Material –
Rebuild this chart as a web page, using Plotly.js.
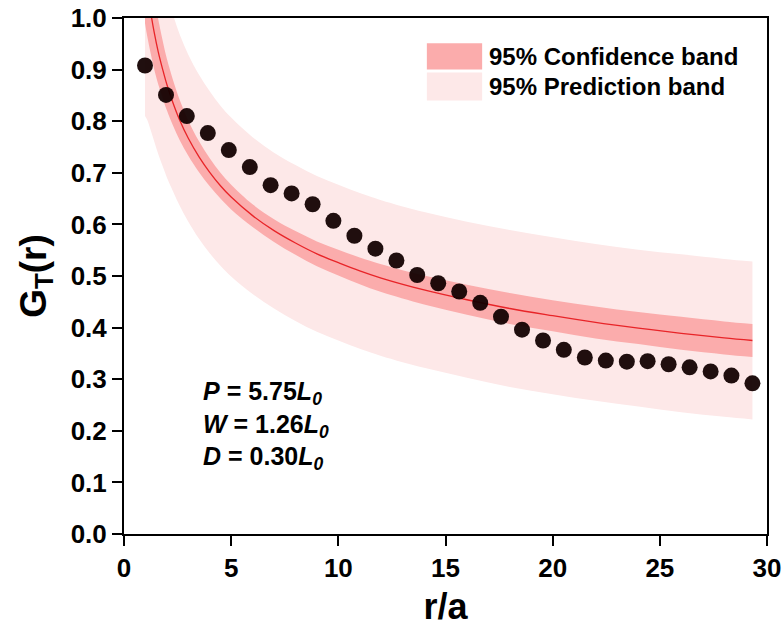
<!DOCTYPE html>
<html>
<head>
<meta charset="utf-8">
<script src="https://cdn.plot.ly/plotly-3.0.1.min.js"></script>
<style>
  html, body { margin: 0; padding: 0; background: #fff; }
  #chart { width: 783px; height: 634px; }
</style>
</head>
<body>
<div id="chart"></div>
<script>
// Measured correlation G_T(r) versus normalised distance r/a
var rA = [0.98, 1.96, 2.93, 3.91, 4.89, 5.87, 6.84, 7.82, 8.80, 9.77,
          10.75, 11.73, 12.71, 13.68, 14.66, 15.64, 16.62, 17.59, 18.57, 19.55,
          20.52, 21.50, 22.48, 23.46, 24.43, 25.41, 26.39, 27.37, 28.34, 29.32];
var gT = [0.908, 0.851, 0.810, 0.777, 0.744, 0.711, 0.676, 0.660, 0.639, 0.607,
          0.578, 0.553, 0.530, 0.502, 0.486, 0.470, 0.448, 0.421, 0.396, 0.375,
          0.357, 0.342, 0.336, 0.334, 0.335, 0.329, 0.323, 0.315, 0.307, 0.292];

// Fitted curve and the half-widths of its 95% bands
var fitX = [0.98, 1.1, 1.25, 1.4, 1.6, 1.8, 2.0, 2.3, 2.6, 3.0,
            3.5, 4.0, 4.5, 5.0, 6.0, 7.0, 8.0, 9.0, 10.0, 11.0,
            12.0, 14.0, 16.0, 18.0, 20.0, 22.0, 24.0, 26.0, 28.0, 29.32];
var fitY = [1.090, 1.051, 1.010, 0.974, 0.934, 0.901, 0.871, 0.834, 0.802, 0.767,
            0.731, 0.701, 0.675, 0.653, 0.617, 0.588, 0.564, 0.543, 0.526, 0.510,
            0.496, 0.473, 0.454, 0.437, 0.423, 0.410, 0.399, 0.389, 0.380, 0.375];
var confHalf = [0.100, 0.090, 0.080, 0.072, 0.063, 0.056, 0.050, 0.044, 0.039, 0.034,
                0.030, 0.027, 0.025, 0.024, 0.022, 0.022, 0.023, 0.024, 0.025, 0.026,
                0.027, 0.028, 0.029, 0.030, 0.030, 0.031, 0.031, 0.032, 0.032, 0.032];
var predHalf = [0.280, 0.250, 0.228, 0.212, 0.198, 0.188, 0.180, 0.171, 0.166, 0.162,
                0.159, 0.157, 0.155, 0.154, 0.152, 0.151, 0.151, 0.151, 0.151, 0.151,
                0.151, 0.151, 0.151, 0.152, 0.152, 0.152, 0.152, 0.153, 0.153, 0.153];

var bandNames = ['95% Confidence band', '95% Prediction band'];
var paramLines = [
  '<i>P</i> = 5.75<i>L</i><sub><i>0</i></sub>',
  '<i>W</i> = 1.26<i>L</i><sub><i>0</i></sub>',
  '<i>D</i> = 0.30<i>L</i><sub><i>0</i></sub>'
];

var confColor = 'rgb(251,172,172)';
var predColor = 'rgb(253,232,232)';
var lineColor = 'rgb(232,36,40)';
var FONT = 'Liberation Sans, Arial, Helvetica, sans-serif';

function offset(base, half, sign) {
  return base.map(function (v, i) { return v + sign * half[i]; });
}

var traces = [
  { x: fitX, y: offset(fitY, predHalf, -1), mode: 'lines', line: { width: 0, shape: 'spline' },
    hoverinfo: 'skip', showlegend: false },
  { x: fitX, y: offset(fitY, predHalf, 1), mode: 'lines', line: { width: 0, shape: 'spline' },
    fill: 'tonexty', fillcolor: predColor, hoverinfo: 'skip', showlegend: false },
  { x: fitX, y: offset(fitY, confHalf, -1), mode: 'lines', line: { width: 0, shape: 'spline' },
    hoverinfo: 'skip', showlegend: false },
  { x: fitX, y: offset(fitY, confHalf, 1), mode: 'lines', line: { width: 0, shape: 'spline' },
    fill: 'tonexty', fillcolor: confColor, hoverinfo: 'skip', showlegend: false },
  { x: fitX, y: fitY, mode: 'lines', line: { color: lineColor, width: 1.3, shape: 'spline' },
    showlegend: false },
  { x: rA, y: gT, mode: 'markers',
    marker: { size: 16, color: 'rgb(18,0,0)', opacity: 0.94, line: { width: 0 } },
    showlegend: false }
];

// Hand-built legend: swatches in paper coordinates
var shapes = [
  { type: 'rect', xref: 'paper', yref: 'paper', x0: 0.471, x1: 0.557, y0: 0.900, y1: 0.951,
    fillcolor: confColor, line: { width: 0 } },
  { type: 'rect', xref: 'paper', yref: 'paper', x0: 0.471, x1: 0.557, y0: 0.840, y1: 0.8946,
    fillcolor: predColor, line: { width: 0 } }
];

var annotations = [
  { xref: 'paper', yref: 'paper', x: 0.564, y: 0.9255, xanchor: 'left', yanchor: 'middle',
    text: bandNames[0], showarrow: false, font: { family: FONT, size: 24, color: '#000', weight: 700 } },
  { xref: 'paper', yref: 'paper', x: 0.564, y: 0.8675, xanchor: 'left', yanchor: 'middle',
    text: bandNames[1], showarrow: false, font: { family: FONT, size: 24, color: '#000', weight: 700 } },
  // Geometry parameters, one block of three lines
  { xref: 'x', yref: 'y', x: 3.6, y: 0.210, xanchor: 'left', yanchor: 'middle', align: 'left',
    text: paramLines.join('<br>'), showarrow: false,
    font: { family: FONT, size: 25, color: '#000', weight: 700 } }
];

var axisCommon = {
  showgrid: false, zeroline: false, showline: true, linecolor: '#000', linewidth: 2,
  mirror: true, ticks: 'outside', ticklen: 10, tickwidth: 2, tickcolor: '#000',
  tickfont: { family: FONT, size: 26, color: '#000', weight: 700 }
};

var layout = {
  width: 783, height: 634,
  margin: { l: 124, r: 16, t: 18, b: 100 },
  paper_bgcolor: '#fff', plot_bgcolor: '#fff',
  showlegend: false,
  xaxis: Object.assign({}, axisCommon, {
    range: [0, 30], tickvals: [0, 5, 10, 15, 20, 25, 30], ticktext: ['0', '5', '10', '15', '20', '25', '30'],
    title: { text: 'r/a', standoff: 12, font: { family: FONT, size: 36, color: '#000', weight: 700 } }
  }),
  yaxis: Object.assign({}, axisCommon, {
    range: [0, 1], tickvals: [0, 0.1, 0.2, 0.3, 0.4, 0.5, 0.6, 0.7, 0.8, 0.9, 1.0],
    ticktext: ['0.0', '0.1', '0.2', '0.3', '0.4', '0.5', '0.6', '0.7', '0.8', '0.9', '1.0'],
    title: { text: 'G<sub>T</sub>(r)', standoff: 13, font: { family: FONT, size: 37, color: '#000', weight: 700 } }
  }),
  shapes: shapes,
  annotations: annotations
};

Plotly.newPlot('chart', traces, layout, { staticPlot: true, displayModeBar: false });
</script>
</body>
</html>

To do – Omitting all pictures, restate exactly the lines of the material from its start through the line that contains "0.315, 0.307, 0.292];".

Final result –
Rebuild this chart as a web page, using Plotly.js.
<!DOCTYPE html>
<html>
<head>
<meta charset="utf-8">
<script src="https://cdn.plot.ly/plotly-3.0.1.min.js"></script>
<style>
  html, body { margin: 0; padding: 0; background: #fff; }
  #chart { width: 783px; height: 634px; }
</style>
</head>
<body>
<div id="chart"></div>
<script>
// Measured correlation G_T(r) versus normalised distance r/a
var rA = [0.98, 1.96, 2.93, 3.91, 4.89, 5.87, 6.84, 7.82, 8.80, 9.77,
          10.75, 11.73, 12.71, 13.68, 14.66, 15.64, 16.62, 17.59, 18.57, 19.55,
          20.52, 21.50, 22.48, 23.46, 24.43, 25.41, 26.39, 27.37, 28.34, 29.32];
var gT = [0.908, 0.851, 0.810, 0.777, 0.744, 0.711, 0.676, 0.660, 0.639, 0.607,
          0.578, 0.553, 0.530, 0.502, 0.486, 0.470, 0.448, 0.421, 0.396, 0.375,
          0.357, 0.342, 0.336, 0.334, 0.335, 0.329, 0.323, 0.315, 0.307, 0.292];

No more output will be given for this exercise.